### [What is needed]
Return the material word for word. Do not include the pictures.

### [Data block]

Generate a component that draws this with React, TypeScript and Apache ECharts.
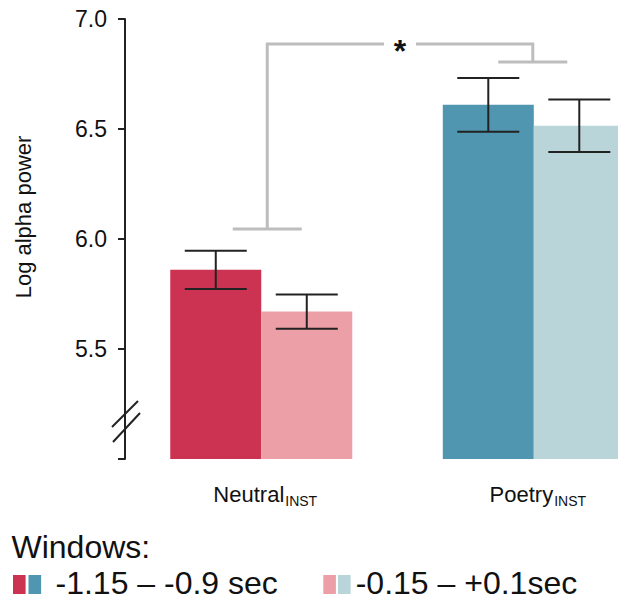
import React, { useEffect, useRef } from "react";
import * as echarts from "echarts";

const categories = ["Neutral", "Poetry"];
const categoryPos = [0, 1];
const earlyMeans = [5.86, 6.61];
const earlyErr = [0.087, 0.122];
const lateMeans = [5.67, 6.515];
const lateErr = [0.078, 0.119];
const yTicks = [5.5, 6.0, 6.5, 7.0];
const sigLeftLevel = 6.045;
const sigTopLevel = 6.886;
const sigRightLevel = 6.805;
const legendLabels = ["-1.15 – -0.9 sec", "-0.15 – +0.1sec"];

const earlyColors = ["#CC3251", "#5196B1"];
const lateColors = ["#EC9FA6", "#B9D5DA"];
const FONT = "'Liberation Sans', Arial, Helvetica, sans-serif";
const BAR_W = 91;

export default function App() {
  const ref = useRef<HTMLDivElement>(null);
  useEffect(() => {
    if (!ref.current) return;
    const chart = echarts.init(ref.current, undefined, { renderer: "svg" });

    const errData: number[][] = [];
    categories.forEach((_, i) => {
      errData.push([categoryPos[i], earlyMeans[i] - earlyErr[i], earlyMeans[i] + earlyErr[i], -1]);
      errData.push([categoryPos[i], lateMeans[i] - lateErr[i], lateMeans[i] + lateErr[i], 1]);
    });

    const option: any = {
      animation: false,
      textStyle: { fontFamily: FONT },
      grid: { left: 125, top: 19, bottom: 140, right: 0 },
      xAxis: {
        type: "value",
        min: -0.5,
        max: 1.309,
        splitLine: { show: false },
        axisLine: { show: false, onZero: false },
        axisTick: { show: false },
        axisLabel: {
          margin: 21,
          customValues: categoryPos,
          showMinLabel: true,
          showMaxLabel: true,
          formatter: (v: number) => {
            const idx = categoryPos.indexOf(Math.round(v));
            return idx >= 0 && Math.abs(v - Math.round(v)) < 1e-6 ? `{a|${categories[idx]}}{b|INST}` : "";
          },
          rich: {
            a: { fontSize: 22, color: "#111", fontFamily: FONT, padding: [0, 0, 0, 8] },
            b: { fontSize: 14, color: "#111", fontFamily: FONT, padding: [14, 0, 0, 1] },
          },
        },
      },
      yAxis: {
        type: "value",
        min: 5,
        max: 7,
        interval: 0.5,
        splitLine: { show: false },
        axisLine: { show: true, onZero: false, lineStyle: { color: "#222", width: 2 } },
        axisTick: { show: true, length: 7, lineStyle: { color: "#222", width: 2 } },
        axisLabel: {
          margin: 18,
          fontSize: 23,
          color: "#111",
          fontFamily: FONT,
          formatter: (v: number) => (yTicks.some((t) => Math.abs(t - v) < 1e-9) ? v.toFixed(1) : ""),
        },
      },
      series: [
        {
          type: "bar",
          name: legendLabels[0],
          barWidth: BAR_W,
          barGap: "0%",
          data: earlyMeans.map((v, i) => ({ value: [categoryPos[i], v], itemStyle: { color: earlyColors[i] } })),
        },
        {
          type: "bar",
          name: legendLabels[1],
          barWidth: BAR_W,
          barGap: "0%",
          data: lateMeans.map((v, i) => ({ value: [categoryPos[i], v], itemStyle: { color: lateColors[i] } })),
        },
        {
          type: "custom",
          clip: false,
          z: 5,
          data: errData,
          renderItem: (params: any, api: any) => {
            const i = api.value(0);
            const lo = api.coord([i, api.value(1)]);
            const hi = api.coord([i, api.value(2)]);
            const x = lo[0] + (api.value(3) * BAR_W) / 2;
            const cap = 31;
            const st = { stroke: "#222", lineWidth: 2 };
            return {
              type: "group",
              children: [
                { type: "line", shape: { x1: x, y1: lo[1], x2: x, y2: hi[1] }, style: st },
                { type: "line", shape: { x1: x - cap, y1: lo[1], x2: x + cap, y2: lo[1] }, style: st },
                { type: "line", shape: { x1: x - cap, y1: hi[1], x2: x + cap, y2: hi[1] }, style: st },
              ],
            };
          },
        },
        {
          type: "custom",
          clip: false,
          z: 6,
          data: [[categoryPos[0], categoryPos[1], sigLeftLevel, sigTopLevel, sigRightLevel]],
          renderItem: (params: any, api: any) => {
            const pl = api.coord([api.value(0), api.value(2)]);
            const pt = api.coord([api.value(0), api.value(3)]);
            const pr = api.coord([api.value(1), api.value(4)]);
            const xL = pl[0] + 6;
            const xR = pr[0] - 1;
            const yL = pl[1];
            const yT = pt[1];
            const yR = pr[1];
            const mid = (xL + xR) / 2;
            const half = 34.5;
            const gap = 16;
            const st = { stroke: "#BDBDBD", lineWidth: 3, fill: null };
            return {
              type: "group",
              children: [
                { type: "line", shape: { x1: xL - half, y1: yL, x2: xL + half, y2: yL }, style: st },
                { type: "polyline", shape: { points: [[xL, yL], [xL, yT], [mid - gap, yT]] }, style: st },
                { type: "polyline", shape: { points: [[mid + gap, yT], [xR, yT], [xR, yR]] }, style: st },
                { type: "line", shape: { x1: xR - half, y1: yR, x2: xR + half, y2: yR }, style: st },
                {
                  type: "text",
                  x: mid,
                  y: yT + 7,
                  style: {
                    text: "*",
                    fontSize: 32,
                    fontWeight: "bold",
                    fontFamily: FONT,
                    fill: "#111",
                    align: "center",
                    verticalAlign: "middle",
                  },
                },
              ],
            };
          },
        },
      ],
      graphic: [
        {
          type: "text",
          x: 23,
          y: 217,
          rotation: Math.PI / 2,
          style: {
            text: "Log alpha power",
            fontSize: 22,
            fontFamily: FONT,
            fill: "#111",
            align: "center",
            verticalAlign: "middle",
          },
        },
        { type: "line", shape: { x1: 112, y1: 427, x2: 138, y2: 401 }, style: { stroke: "#222", lineWidth: 2 } },
        { type: "line", shape: { x1: 113, y1: 442, x2: 140, y2: 413 }, style: { stroke: "#222", lineWidth: 2 } },
        {
          type: "text",
          x: 11.5,
          y: 546.5,
          style: { text: "Windows:", fontSize: 32, lineHeight: 32, fontFamily: FONT, fill: "#111", align: "left", verticalAlign: "middle" },
        },
        { type: "rect", shape: { x: 13, y: 575, width: 12.6, height: 19 }, style: { fill: earlyColors[0] } },
        { type: "rect", shape: { x: 28.5, y: 575, width: 12.6, height: 19 }, style: { fill: earlyColors[1] } },
        {
          type: "text",
          x: 55.5,
          y: 582.5,
          style: { text: legendLabels[0], fontSize: 32, lineHeight: 30, fontFamily: FONT, fill: "#111", align: "left", verticalAlign: "middle" },
        },
        { type: "rect", shape: { x: 323.3, y: 575, width: 12.6, height: 19 }, style: { fill: lateColors[0] } },
        { type: "rect", shape: { x: 338, y: 575, width: 12.6, height: 19 }, style: { fill: lateColors[1] } },
        {
          type: "text",
          x: 355.7,
          y: 582.5,
          style: { text: legendLabels[1], fontSize: 32, lineHeight: 30, fontFamily: FONT, fill: "#111", align: "left", verticalAlign: "middle" },
        },
      ],
    };
    chart.setOption(option);
    return () => chart.dispose();
  }, []);
  return (
    <div
      ref={ref}
      style={{ position: "fixed", left: 0, top: 0, width: 618, height: 599, background: "#fff" }}
    />
  );
}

### [Task answer]
Generate a component that draws this with React, TypeScript and Apache ECharts.
import React, { useEffect, useRef } from "react";
import * as echarts from "echarts";

const categories = ["Neutral", "Poetry"];
const categoryPos = [0, 1];
const earlyMeans = [5.86, 6.61];
const earlyErr = [0.087, 0.122];
const lateMeans = [5.67, 6.515];
const lateErr = [0.078, 0.119];
const yTicks = [5.5, 6.0, 6.5, 7.0];
const sigLeftLevel = 6.045;
const sigTopLevel = 6.886;
const sigRightLevel = 6.805;
const legendLabels = ["-1.15 – -0.9 sec", "-0.15 – +0.1sec"];

const earlyColors = ["#CC3251", "#5196B1"];
const lateColors = ["#EC9FA6", "#B9D5DA"];
const FONT = "'Liberation Sans', Arial, Helvetica, sans-serif";
const BAR_W = 91;

export default function App() {
  const ref = useRef<HTMLDivElement>(null);
  useEffect(() => {
    if (!ref.current) return;
    const chart = echarts.init(ref.current, undefined, { renderer: "svg" });

    const errData: number[][] = [];
    categories.forEach((_, i) => {
      errData.push([categoryPos[i], earlyMeans[i] - earlyErr[i], earlyMeans[i] + earlyErr[i], -1]);
      errData.push([categoryPos[i], lateMeans[i] - lateErr[i], lateMeans[i] + lateErr[i], 1]);
    });

    const option: any = {
      animation: false,
      textStyle: { fontFamily: FONT },
      grid: { left: 125, top: 19, bottom: 140, right: 0 },
      xAxis: {
        type: "value",
        min: -0.5,
        max: 1.309,
        splitLine: { show: false },
        axisLine: { show: false, onZero: false },
        axisTick: { show: false },
        axisLabel: {
          margin: 21,
          customValues: categoryPos,
          showMinLabel: true,
          showMaxLabel: true,
          formatter: (v: number) => {
            const idx = categoryPos.indexOf(Math.round(v));
            return idx >= 0 && Math.abs(v - Math.round(v)) < 1e-6 ? `{a|${categories[idx]}}{b|INST}` : "";
          },
          rich: {
            a: { fontSize: 22, color: "#111", fontFamily: FONT, padding: [0, 0, 0, 8] },
            b: { fontSize: 14, color: "#111", fontFamily: FONT, padding: [14, 0, 0, 1] },
          },
        },
      },
      yAxis: {
        type: "value",
        min: 5,
        max: 7,
        interval: 0.5,
        splitLine: { show: false },
        axisLine: { show: true, onZero: false, lineStyle: { color: "#222", width: 2 } },
        axisTick: { show: true, length: 7, lineStyle: { color: "#222", width: 2 } },
        axisLabel: {
          margin: 18,
          fontSize: 23,
          color: "#111",
          fontFamily: FONT,
          formatter: (v: number) => (yTicks.some((t) => Math.abs(t - v) < 1e-9) ? v.toFixed(1) : ""),
        },
      },
      series: [
        {
          type: "bar",
          name: legendLabels[0],
          barWidth: BAR_W,
          barGap: "0%",
          data: earlyMeans.map((v, i) => ({ value: [categoryPos[i], v], itemStyle: { color: earlyColors[i] } })),
        },
        {
          type: "bar",
          name: legendLabels[1],
          barWidth: BAR_W,
          barGap: "0%",
          data: lateMeans.map((v, i) => ({ value: [categoryPos[i], v], itemStyle: { color: lateColors[i] } })),
        },
        {
          type: "custom",
          clip: false,
          z: 5,
          data: errData,
          renderItem: (params: any, api: any) => {
            const i = api.value(0);
            const lo = api.coord([i, api.value(1)]);
            const hi = api.coord([i, api.value(2)]);
            const x = lo[0] + (api.value(3) * BAR_W) / 2;
            const cap = 31;
            const st = { stroke: "#222", lineWidth: 2 };
            return {
              type: "group",
              children: [
                { type: "line", shape: { x1: x, y1: lo[1], x2: x, y2: hi[1] }, style: st },
                { type: "line", shape: { x1: x - cap, y1: lo[1], x2: x + cap, y2: lo[1] }, style: st },
                { type: "line", shape: { x1: x - cap, y1: hi[1], x2: x + cap, y2: hi[1] }, style: st },
              ],
            };
          },
        },
        {
          type: "custom",
          clip: false,
          z: 6,
          data: [[categoryPos[0], categoryPos[1], sigLeftLevel, sigTopLevel, sigRightLevel]],
          renderItem: (params: any, api: any) => {
            const pl = api.coord([api.value(0), api.value(2)]);
            const pt = api.coord([api.value(0), api.value(3)]);
            const pr = api.coord([api.value(1), api.value(4)]);
            const xL = pl[0] + 6;
            const xR = pr[0] - 1;
            const yL = pl[1];
            const yT = pt[1];
            const yR = pr[1];
            const mid = (xL + xR) / 2;
            const half = 34.5;
            const gap = 16;
            const st = { stroke: "#BDBDBD", lineWidth: 3, fill: null };
            return {
              type: "group",
              children: [
                { type: "line", shape: { x1: xL - half, y1: yL, x2: xL + half, y2: yL }, style: st },
                { type: "polyline", shape: { points: [[xL, yL], [xL, yT], [mid - gap, yT]] }, style: st },
                { type: "polyline", shape: { points: [[mid + gap, yT], [xR, yT], [xR, yR]] }, style: st },
                { type: "line", shape: { x1: xR - half, y1: yR, x2: xR + half, y2: yR }, style: st },
                {
                  type: "text",
                  x: mid,
                  y: yT + 7,
                  style: {
                    text: "*",
                    fontSize: 32,
                    fontWeight: "bold",
                    fontFamily: FONT,
                    fill: "#111",
                    align: "center",
                    verticalAlign: "middle",
                  },
                },
              ],
            };
          },
        },
      ],
      graphic: [
        {
          type: "text",
          x: 23,
          y: 217,
          rotation: Math.PI / 2,
          style: {
            text: "Log alpha power",
            fontSize: 22,
            fontFamily: FONT,
            fill: "#111",
            align: "center",
            verticalAlign: "middle",
          },
        },
        { type: "line", shape: { x1: 112, y1: 427, x2: 138, y2: 401 }, style: { stroke: "#222", lineWidth: 2 } },
        { type: "line", shape: { x1: 113, y1: 442, x2: 140, y2: 413 }, style: { stroke: "#222", lineWidth: 2 } },
        {
          type: "text",
          x: 11.5,
          y: 546.5,
          style: { text: "Windows:", fontSize: 32, lineHeight: 32, fontFamily: FONT, fill: "#111", align: "left", verticalAlign: "middle" },
        },
        { type: "rect", shape: { x: 13, y: 575, width: 12.6, height: 19 }, style: { fill: earlyColors[0] } },
        { type: "rect", shape: { x: 28.5, y: 575, width: 12.6, height: 19 }, style: { fill: earlyColors[1] } },
        {
          type: "text",
          x: 55.5,
          y: 582.5,
          style: { text: legendLabels[0], fontSize: 32, lineHeight: 30, fontFamily: FONT, fill: "#111", align: "left", verticalAlign: "middle" },
        },
        { type: "rect", shape: { x: 323.3, y: 575, width: 12.6, height: 19 }, style: { fill: lateColors[0] } },
        { type: "rect", shape: { x: 338, y: 575, width: 12.6, height: 19 }, style: { fill: lateColors[1] } },
        {
          type: "text",
          x: 355.7,
          y: 582.5,
          style: { text: legendLabels[1], fontSize: 32, lineHeight: 30, fontFamily: FONT, fill: "#111", align: "left", verticalAlign: "middle" },
        },
      ],
    };
    chart.setOption(option);
    return () => chart.dispose();
  }, []);
  return (
    <div
      ref={ref}
      style={{ position: "fixed", left: 0, top: 0, width: 618, height: 599, background: "#fff" }}
    />
  );
}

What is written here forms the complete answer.